‘Enterprisey’ Apps Suck - cek
http://blog.sriramk.com/post/10736275975/enterprisey

======
makecheck
Very true.

One thing that seems very important to companies is _support_ , i.e. "what if
it breaks". This also tends to trump everything else, even the cost of an
acquisition or its quality (frankly, many IT departments have a CYA policy).
Even _free_ software that is demonstrably superior in every way to some
overpriced enterprisey solution could be shot down if it's not clear how
someone would install and maintain the app, and if it's not clear where to go
if the app exploded tomorrow.

While it _is valid_ to question how an app will be supported, I think that IT
departments tend to give this too much weight and spend too little time
thinking about what else they might do. "Run screaming to tech support person
from vendor" is not a disaster recovery plan, but in too many organizations
that seems to be all there is.

What is the probability of an incident? How severe can the problems be? Would
those problems have work-arounds?

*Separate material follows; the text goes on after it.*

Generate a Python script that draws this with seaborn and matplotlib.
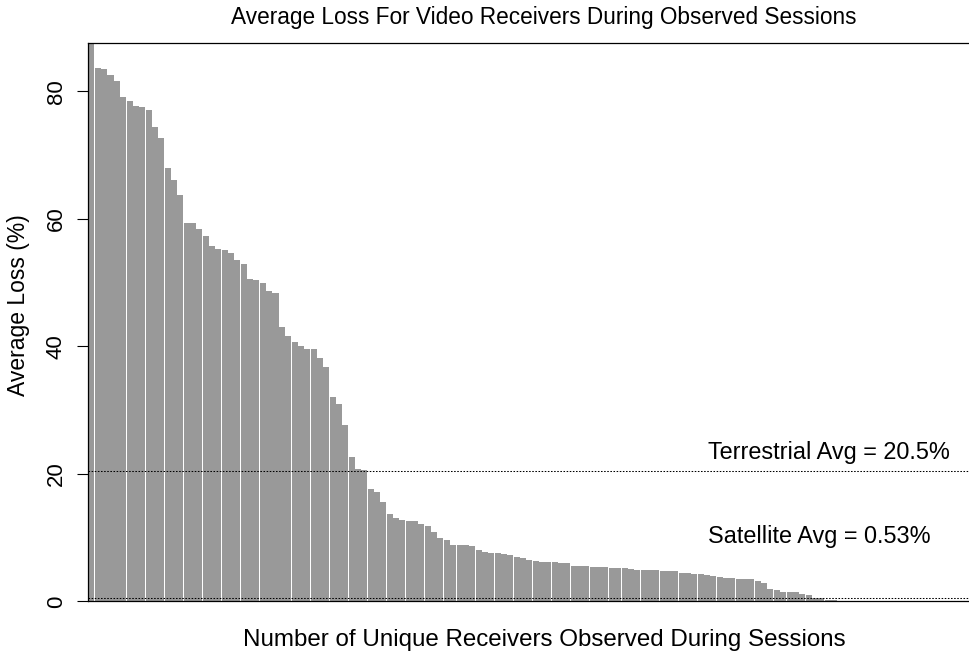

And ultimately, can all critical data be
accessed and backed up regularly just in case of a failure? In the well-
designed free software that I've seen, these questions have great answers and
there's usually some bonuses like support forums, source code, and hundreds of
known users worldwide. In other words, risk is pretty small and there is
definitely some reward, but it requires your IT people to actually invest a
little time to learn and to keep things moving (for example, to install new
versions regularly and to brush up on scripting skills).